● **Given material**

------------------------------------------------------------------------

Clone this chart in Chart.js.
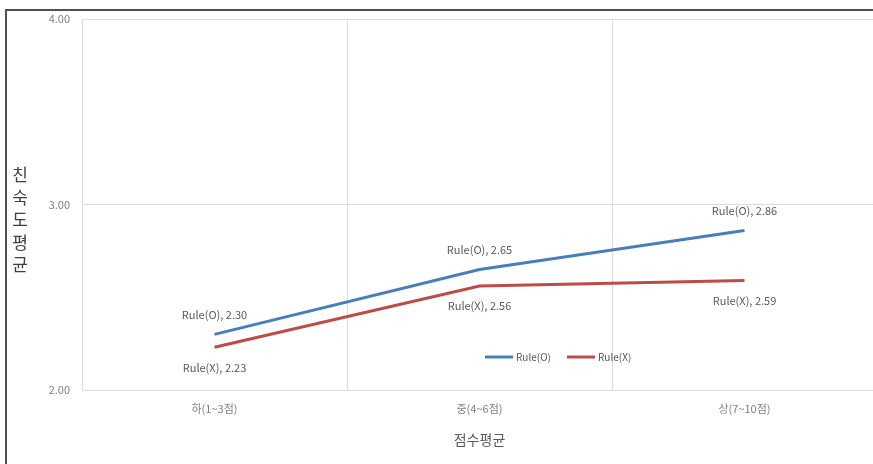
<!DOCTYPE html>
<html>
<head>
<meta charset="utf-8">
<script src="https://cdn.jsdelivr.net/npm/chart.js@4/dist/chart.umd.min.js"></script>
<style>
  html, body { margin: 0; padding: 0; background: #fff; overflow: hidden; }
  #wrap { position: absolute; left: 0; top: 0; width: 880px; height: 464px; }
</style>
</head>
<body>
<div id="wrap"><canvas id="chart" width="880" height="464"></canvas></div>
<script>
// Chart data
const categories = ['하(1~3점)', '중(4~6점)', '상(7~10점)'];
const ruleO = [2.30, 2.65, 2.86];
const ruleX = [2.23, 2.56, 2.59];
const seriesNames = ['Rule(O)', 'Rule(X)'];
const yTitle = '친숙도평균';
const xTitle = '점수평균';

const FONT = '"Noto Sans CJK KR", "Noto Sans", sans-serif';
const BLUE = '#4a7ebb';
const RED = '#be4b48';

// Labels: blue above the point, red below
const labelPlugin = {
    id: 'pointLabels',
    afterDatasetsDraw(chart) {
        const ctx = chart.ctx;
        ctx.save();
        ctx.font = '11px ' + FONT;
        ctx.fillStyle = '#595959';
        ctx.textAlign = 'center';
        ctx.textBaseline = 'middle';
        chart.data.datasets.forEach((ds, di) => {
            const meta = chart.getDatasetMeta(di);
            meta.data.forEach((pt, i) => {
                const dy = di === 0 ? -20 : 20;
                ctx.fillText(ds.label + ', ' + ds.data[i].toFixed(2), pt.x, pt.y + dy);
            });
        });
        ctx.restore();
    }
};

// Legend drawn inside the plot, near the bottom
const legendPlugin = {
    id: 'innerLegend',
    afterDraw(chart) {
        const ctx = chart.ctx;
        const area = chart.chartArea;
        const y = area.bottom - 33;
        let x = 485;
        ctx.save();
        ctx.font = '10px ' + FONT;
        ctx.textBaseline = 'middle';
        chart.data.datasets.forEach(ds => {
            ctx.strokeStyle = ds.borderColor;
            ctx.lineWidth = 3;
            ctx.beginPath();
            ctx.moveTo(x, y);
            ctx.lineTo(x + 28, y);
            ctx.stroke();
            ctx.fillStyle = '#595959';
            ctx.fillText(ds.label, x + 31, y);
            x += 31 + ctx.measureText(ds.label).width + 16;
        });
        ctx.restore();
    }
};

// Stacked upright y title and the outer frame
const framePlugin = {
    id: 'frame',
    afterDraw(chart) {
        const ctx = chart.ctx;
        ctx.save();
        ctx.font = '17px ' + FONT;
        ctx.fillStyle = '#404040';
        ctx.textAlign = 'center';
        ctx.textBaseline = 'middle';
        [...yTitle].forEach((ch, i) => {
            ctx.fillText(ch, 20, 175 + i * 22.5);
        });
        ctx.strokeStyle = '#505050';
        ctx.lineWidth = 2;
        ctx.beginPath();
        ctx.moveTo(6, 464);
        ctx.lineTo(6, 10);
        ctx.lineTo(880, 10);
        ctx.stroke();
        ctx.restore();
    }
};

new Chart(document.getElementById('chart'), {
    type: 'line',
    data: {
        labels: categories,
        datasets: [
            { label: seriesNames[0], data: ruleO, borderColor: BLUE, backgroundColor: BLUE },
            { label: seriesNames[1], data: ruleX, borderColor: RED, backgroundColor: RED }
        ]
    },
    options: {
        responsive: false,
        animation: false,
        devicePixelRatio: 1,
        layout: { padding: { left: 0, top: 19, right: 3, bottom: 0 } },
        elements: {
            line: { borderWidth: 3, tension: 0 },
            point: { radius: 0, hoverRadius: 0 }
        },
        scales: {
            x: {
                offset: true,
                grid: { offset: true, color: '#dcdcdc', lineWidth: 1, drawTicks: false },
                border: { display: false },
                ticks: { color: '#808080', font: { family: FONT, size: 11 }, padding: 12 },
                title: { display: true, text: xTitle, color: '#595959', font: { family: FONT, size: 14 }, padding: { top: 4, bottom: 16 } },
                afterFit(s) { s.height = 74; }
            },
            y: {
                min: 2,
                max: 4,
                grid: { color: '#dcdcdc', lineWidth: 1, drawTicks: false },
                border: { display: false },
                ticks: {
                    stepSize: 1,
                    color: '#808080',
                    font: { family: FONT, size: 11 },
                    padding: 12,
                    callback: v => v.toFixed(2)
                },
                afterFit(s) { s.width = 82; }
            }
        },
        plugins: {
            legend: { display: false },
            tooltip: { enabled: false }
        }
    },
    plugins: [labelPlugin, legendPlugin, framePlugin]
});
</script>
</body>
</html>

------------------------------------------------------------------------

Go from the first line of the listing to the line holding "const RED = '#be4b48';" and, please, transcribe those lines exactly, both included, with no pictures.

Clone this chart in Chart.js.
<!DOCTYPE html>
<html>
<head>
<meta charset="utf-8">
<script src="https://cdn.jsdelivr.net/npm/chart.js@4/dist/chart.umd.min.js"></script>
<style>
  html, body { margin: 0; padding: 0; background: #fff; overflow: hidden; }
  #wrap { position: absolute; left: 0; top: 0; width: 880px; height: 464px; }
</style>
</head>
<body>
<div id="wrap"><canvas id="chart" width="880" height="464"></canvas></div>
<script>
// Chart data
const categories = ['하(1~3점)', '중(4~6점)', '상(7~10점)'];
const ruleO = [2.30, 2.65, 2.86];
const ruleX = [2.23, 2.56, 2.59];
const seriesNames = ['Rule(O)', 'Rule(X)'];
const yTitle = '친숙도평균';
const xTitle = '점수평균';

const FONT = '"Noto Sans CJK KR", "Noto Sans", sans-serif';
const BLUE = '#4a7ebb';
const RED = '#be4b48';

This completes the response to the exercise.